Tropical Cyclone Clare as it makes land on Western Australia’s Pilbara Coast on Jan. 10. (Image credit: Jesse Allen, NASA MODIS Rapid Response Team)

Scientists have found new evidence for a link between global warming and stronger Atlantic hurricanes in old satellite data.

A common criticism of research purporting a connection between these two phenomena is that it relies on a hodge-podge of satellite data of different quality and collected with different techniques over several decades.

It is one of the prices scientists pay for constantly upgrading to the latest technology to conduct their work.

“To study climate requires going back in the historical record and that’s what introduces the problems,” said lead scientist James Kossin, a meteorologist at the University of Wisconsin-Madison. “At any given time, you can say they’re doing their best with the instruments they have, but technology changes and those instruments change.”

To address this side-effect of constant technology turnover, Kossin and his team “degraded” modern satellite data of every ocean basin from the National Climatic Data Center (NCDC) to 1983 standards. For example, current satellites have a spatial resolution of about 2.5 miles and can conduct a new scan every half hour or so. Satellites in 1983 had a spatial and temporal resolution of five miles and three hours, respectively.

"This new dataset is unlike anything that's been done before," Kossin said. "It's going to serve a purpose as being the only globally consistent dataset around. The caveat of course, is that it only goes back to 1983."
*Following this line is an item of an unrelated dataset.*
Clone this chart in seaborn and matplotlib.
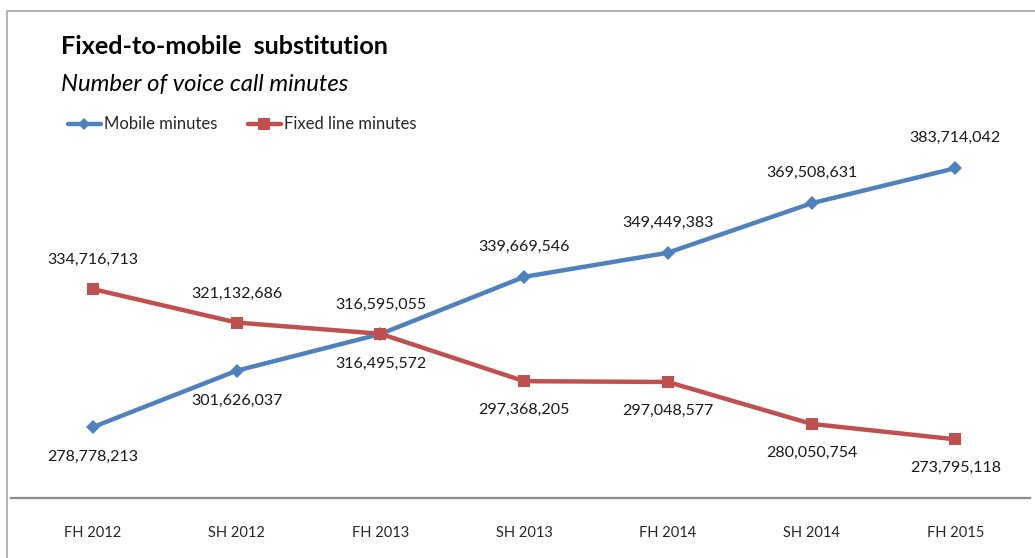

The researchers analyzed their new dataset for possible connections between warmer temperatures and hurricane activity. Their results agreed with recent studies that found an intimate link between rising sea surface temperatures (SSTs) and increased Atlantic hurricane activity. Recent studies suggest rising SSTs are associated with global warming.

However, this link was only true for the Atlantic and the eastern Pacific Oceans. It was not observed in any of the other ocean basins.

”The trends appear to be inflated or spurious everywhere else, meaning that we still can’t make any global statements,” Kossin said.

It is unclear why the Atlantic Ocean appears to be more sensitive to climate change than other oceans.

“The average conditions in the Atlantic at any given time are just on the cusp of what it takes for a hurricane to form,” Kossin said. “So it might be that imposing only a small (man-made) change in conditions creates a much better chance of having a hurricane.”

The researchers are working on including data from even further back in the historical record, but Kossin says the limit will probably be 1971, when the first geostationary satellite for studying climate was launched.

“That data from the early 1970s is really hard to get,” Kossier told LiveScience. “Most of it is probably on degrading tapes and things like that. But [scientists] are working actively on that at NCDC.”